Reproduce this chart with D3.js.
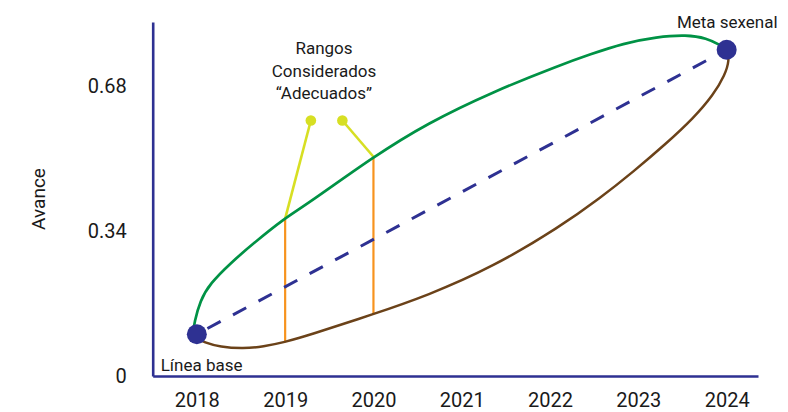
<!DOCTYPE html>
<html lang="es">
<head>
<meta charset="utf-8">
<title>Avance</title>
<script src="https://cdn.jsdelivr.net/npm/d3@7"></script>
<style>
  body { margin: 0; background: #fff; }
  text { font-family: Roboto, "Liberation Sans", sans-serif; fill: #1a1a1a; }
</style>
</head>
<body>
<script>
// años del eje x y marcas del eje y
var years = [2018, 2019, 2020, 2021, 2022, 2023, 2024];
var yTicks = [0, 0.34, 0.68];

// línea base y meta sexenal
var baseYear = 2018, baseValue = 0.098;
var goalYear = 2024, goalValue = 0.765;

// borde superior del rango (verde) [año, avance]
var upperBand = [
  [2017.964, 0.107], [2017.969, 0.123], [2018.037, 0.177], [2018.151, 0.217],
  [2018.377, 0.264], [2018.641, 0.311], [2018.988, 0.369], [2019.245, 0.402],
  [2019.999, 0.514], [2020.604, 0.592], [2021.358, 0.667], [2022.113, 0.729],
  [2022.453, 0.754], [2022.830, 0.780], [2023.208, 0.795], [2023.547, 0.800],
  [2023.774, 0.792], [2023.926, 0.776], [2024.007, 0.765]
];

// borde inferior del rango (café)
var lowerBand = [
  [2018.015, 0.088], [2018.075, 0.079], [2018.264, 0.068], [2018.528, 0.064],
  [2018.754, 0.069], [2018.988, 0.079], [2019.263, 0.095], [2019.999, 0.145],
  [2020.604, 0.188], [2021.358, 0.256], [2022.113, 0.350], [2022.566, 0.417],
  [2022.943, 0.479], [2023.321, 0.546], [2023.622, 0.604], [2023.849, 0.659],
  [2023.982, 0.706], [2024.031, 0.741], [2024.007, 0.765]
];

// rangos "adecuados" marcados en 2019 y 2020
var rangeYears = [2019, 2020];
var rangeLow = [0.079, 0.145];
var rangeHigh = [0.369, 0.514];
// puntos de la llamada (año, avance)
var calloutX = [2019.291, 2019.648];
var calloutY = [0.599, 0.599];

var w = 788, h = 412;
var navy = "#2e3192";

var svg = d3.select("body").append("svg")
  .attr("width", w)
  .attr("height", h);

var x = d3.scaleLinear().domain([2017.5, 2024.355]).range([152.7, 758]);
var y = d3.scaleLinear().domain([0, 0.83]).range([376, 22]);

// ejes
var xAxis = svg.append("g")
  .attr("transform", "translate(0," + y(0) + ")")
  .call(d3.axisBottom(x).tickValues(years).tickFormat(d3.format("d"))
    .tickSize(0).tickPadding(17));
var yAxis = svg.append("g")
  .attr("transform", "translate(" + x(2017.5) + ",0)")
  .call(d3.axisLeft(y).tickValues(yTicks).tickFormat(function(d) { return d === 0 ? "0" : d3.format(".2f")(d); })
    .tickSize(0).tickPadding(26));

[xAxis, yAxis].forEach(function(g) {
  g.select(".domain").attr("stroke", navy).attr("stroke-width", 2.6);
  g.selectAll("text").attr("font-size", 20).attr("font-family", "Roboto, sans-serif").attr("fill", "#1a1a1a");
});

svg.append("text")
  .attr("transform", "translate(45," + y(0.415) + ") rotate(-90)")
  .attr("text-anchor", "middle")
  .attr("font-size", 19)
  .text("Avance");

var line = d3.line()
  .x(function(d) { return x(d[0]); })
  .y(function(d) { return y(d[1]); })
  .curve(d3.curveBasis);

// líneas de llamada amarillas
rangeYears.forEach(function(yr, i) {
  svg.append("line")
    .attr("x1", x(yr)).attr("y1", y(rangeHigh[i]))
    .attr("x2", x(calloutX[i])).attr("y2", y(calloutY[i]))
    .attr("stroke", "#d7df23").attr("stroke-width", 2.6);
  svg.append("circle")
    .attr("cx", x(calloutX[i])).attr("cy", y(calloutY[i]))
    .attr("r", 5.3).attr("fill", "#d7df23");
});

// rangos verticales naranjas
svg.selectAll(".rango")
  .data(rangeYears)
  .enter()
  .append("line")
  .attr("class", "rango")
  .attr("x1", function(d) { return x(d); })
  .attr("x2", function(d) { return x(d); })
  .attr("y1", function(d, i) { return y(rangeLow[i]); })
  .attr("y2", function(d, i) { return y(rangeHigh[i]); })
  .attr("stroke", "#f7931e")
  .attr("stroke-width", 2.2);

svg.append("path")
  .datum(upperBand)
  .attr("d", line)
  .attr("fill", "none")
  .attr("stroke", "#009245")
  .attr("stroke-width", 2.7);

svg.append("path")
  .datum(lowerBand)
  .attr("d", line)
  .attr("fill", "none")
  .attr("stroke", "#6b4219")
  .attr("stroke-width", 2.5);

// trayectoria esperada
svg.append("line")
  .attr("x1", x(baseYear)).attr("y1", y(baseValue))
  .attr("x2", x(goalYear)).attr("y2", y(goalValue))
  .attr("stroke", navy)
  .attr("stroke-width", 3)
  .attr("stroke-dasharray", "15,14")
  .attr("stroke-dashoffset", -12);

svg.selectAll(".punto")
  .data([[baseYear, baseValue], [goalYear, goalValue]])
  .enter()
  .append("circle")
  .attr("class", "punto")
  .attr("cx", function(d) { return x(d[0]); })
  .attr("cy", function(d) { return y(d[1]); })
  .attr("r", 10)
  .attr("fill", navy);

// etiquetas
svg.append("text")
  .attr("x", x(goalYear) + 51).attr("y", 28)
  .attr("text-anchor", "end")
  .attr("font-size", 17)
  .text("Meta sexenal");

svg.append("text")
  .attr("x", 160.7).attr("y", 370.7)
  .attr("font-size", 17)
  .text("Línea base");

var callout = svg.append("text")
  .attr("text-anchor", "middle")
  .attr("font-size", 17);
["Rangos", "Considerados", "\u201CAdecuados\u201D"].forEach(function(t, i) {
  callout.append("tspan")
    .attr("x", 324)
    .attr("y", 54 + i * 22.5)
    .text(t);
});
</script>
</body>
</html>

——————

Each line above is to be copied verbatim. Drop any image from the copy.

Written answer –
Reproduce this chart with D3.js.
<!DOCTYPE html>
<html lang="es">
<head>
<meta charset="utf-8">
<title>Avance</title>
<script src="https://cdn.jsdelivr.net/npm/d3@7"></script>
<style>
  body { margin: 0; background: #fff; }
  text { font-family: Roboto, "Liberation Sans", sans-serif; fill: #1a1a1a; }
</style>
</head>
<body>
<script>
// años del eje x y marcas del eje y
var years = [2018, 2019, 2020, 2021, 2022, 2023, 2024];
var yTicks = [0, 0.34, 0.68];

// línea base y meta sexenal
var baseYear = 2018, baseValue = 0.098;
var goalYear = 2024, goalValue = 0.765;

// borde superior del rango (verde) [año, avance]
var upperBand = [
  [2017.964, 0.107], [2017.969, 0.123], [2018.037, 0.177], [2018.151, 0.217],
  [2018.377, 0.264], [2018.641, 0.311], [2018.988, 0.369], [2019.245, 0.402],
  [2019.999, 0.514], [2020.604, 0.592], [2021.358, 0.667], [2022.113, 0.729],
  [2022.453, 0.754], [2022.830, 0.780], [2023.208, 0.795], [2023.547, 0.800],
  [2023.774, 0.792], [2023.926, 0.776], [2024.007, 0.765]
];

// borde inferior del rango (café)
var lowerBand = [
  [2018.015, 0.088], [2018.075, 0.079], [2018.264, 0.068], [2018.528, 0.064],
  [2018.754, 0.069], [2018.988, 0.079], [2019.263, 0.095], [2019.999, 0.145],
  [2020.604, 0.188], [2021.358, 0.256], [2022.113, 0.350], [2022.566, 0.417],
  [2022.943, 0.479], [2023.321, 0.546], [2023.622, 0.604], [2023.849, 0.659],
  [2023.982, 0.706], [2024.031, 0.741], [2024.007, 0.765]
];

// rangos "adecuados" marcados en 2019 y 2020
var rangeYears = [2019, 2020];
var rangeLow = [0.079, 0.145];
var rangeHigh = [0.369, 0.514];
// puntos de la llamada (año, avance)
var calloutX = [2019.291, 2019.648];
var calloutY = [0.599, 0.599];

var w = 788, h = 412;
var navy = "#2e3192";

var svg = d3.select("body").append("svg")
  .attr("width", w)
  .attr("height", h);

var x = d3.scaleLinear().domain([2017.5, 2024.355]).range([152.7, 758]);
var y = d3.scaleLinear().domain([0, 0.83]).range([376, 22]);

// ejes
var xAxis = svg.append("g")
  .attr("transform", "translate(0," + y(0) + ")")
  .call(d3.axisBottom(x).tickValues(years).tickFormat(d3.format("d"))
    .tickSize(0).tickPadding(17));
var yAxis = svg.append("g")
  .attr("transform", "translate(" + x(2017.5) + ",0)")
  .call(d3.axisLeft(y).tickValues(yTicks).tickFormat(function(d) { return d === 0 ? "0" : d3.format(".2f")(d); })
    .tickSize(0).tickPadding(26));

[xAxis, yAxis].forEach(function(g) {
  g.select(".domain").attr("stroke", navy).attr("stroke-width", 2.6);
  g.selectAll("text").attr("font-size", 20).attr("font-family", "Roboto, sans-serif").attr("fill", "#1a1a1a");
});

svg.append("text")
  .attr("transform", "translate(45," + y(0.415) + ") rotate(-90)")
  .attr("text-anchor", "middle")
  .attr("font-size", 19)
  .text("Avance");

var line = d3.line()
  .x(function(d) { return x(d[0]); })
  .y(function(d) { return y(d[1]); })
  .curve(d3.curveBasis);

// líneas de llamada amarillas
rangeYears.forEach(function(yr, i) {
  svg.append("line")
    .attr("x1", x(yr)).attr("y1", y(rangeHigh[i]))
    .attr("x2", x(calloutX[i])).attr("y2", y(calloutY[i]))
    .attr("stroke", "#d7df23").attr("stroke-width", 2.6);
  svg.append("circle")
    .attr("cx", x(calloutX[i])).attr("cy", y(calloutY[i]))
    .attr("r", 5.3).attr("fill", "#d7df23");
});

// rangos verticales naranjas
svg.selectAll(".rango")
  .data(rangeYears)
  .enter()
  .append("line")
  .attr("class", "rango")
  .attr("x1", function(d) { return x(d); })
  .attr("x2", function(d) { return x(d); })
  .attr("y1", function(d, i) { return y(rangeLow[i]); })
  .attr("y2", function(d, i) { return y(rangeHigh[i]); })
  .attr("stroke", "#f7931e")
  .attr("stroke-width", 2.2);

svg.append("path")
  .datum(upperBand)
  .attr("d", line)
  .attr("fill", "none")
  .attr("stroke", "#009245")
  .attr("stroke-width", 2.7);

svg.append("path")
  .datum(lowerBand)
  .attr("d", line)
  .attr("fill", "none")
  .attr("stroke", "#6b4219")
  .attr("stroke-width", 2.5);

// trayectoria esperada
svg.append("line")
  .attr("x1", x(baseYear)).attr("y1", y(baseValue))
  .attr("x2", x(goalYear)).attr("y2", y(goalValue))
  .attr("stroke", navy)
  .attr("stroke-width", 3)
  .attr("stroke-dasharray", "15,14")
  .attr("stroke-dashoffset", -12);

svg.selectAll(".punto")
  .data([[baseYear, baseValue], [goalYear, goalValue]])
  .enter()
  .append("circle")
  .attr("class", "punto")
  .attr("cx", function(d) { return x(d[0]); })
  .attr("cy", function(d) { return y(d[1]); })
  .attr("r", 10)
  .attr("fill", navy);

// etiquetas
svg.append("text")
  .attr("x", x(goalYear) + 51).attr("y", 28)
  .attr("text-anchor", "end")
  .attr("font-size", 17)
  .text("Meta sexenal");

svg.append("text")
  .attr("x", 160.7).attr("y", 370.7)
  .attr("font-size", 17)
  .text("Línea base");

var callout = svg.append("text")
  .attr("text-anchor", "middle")
  .attr("font-size", 17);
["Rangos", "Considerados", "\u201CAdecuados\u201D"].forEach(function(t, i) {
  callout.append("tspan")
    .attr("x", 324)
    .attr("y", 54 + i * 22.5)
    .text(t);
});
</script>
</body>
</html>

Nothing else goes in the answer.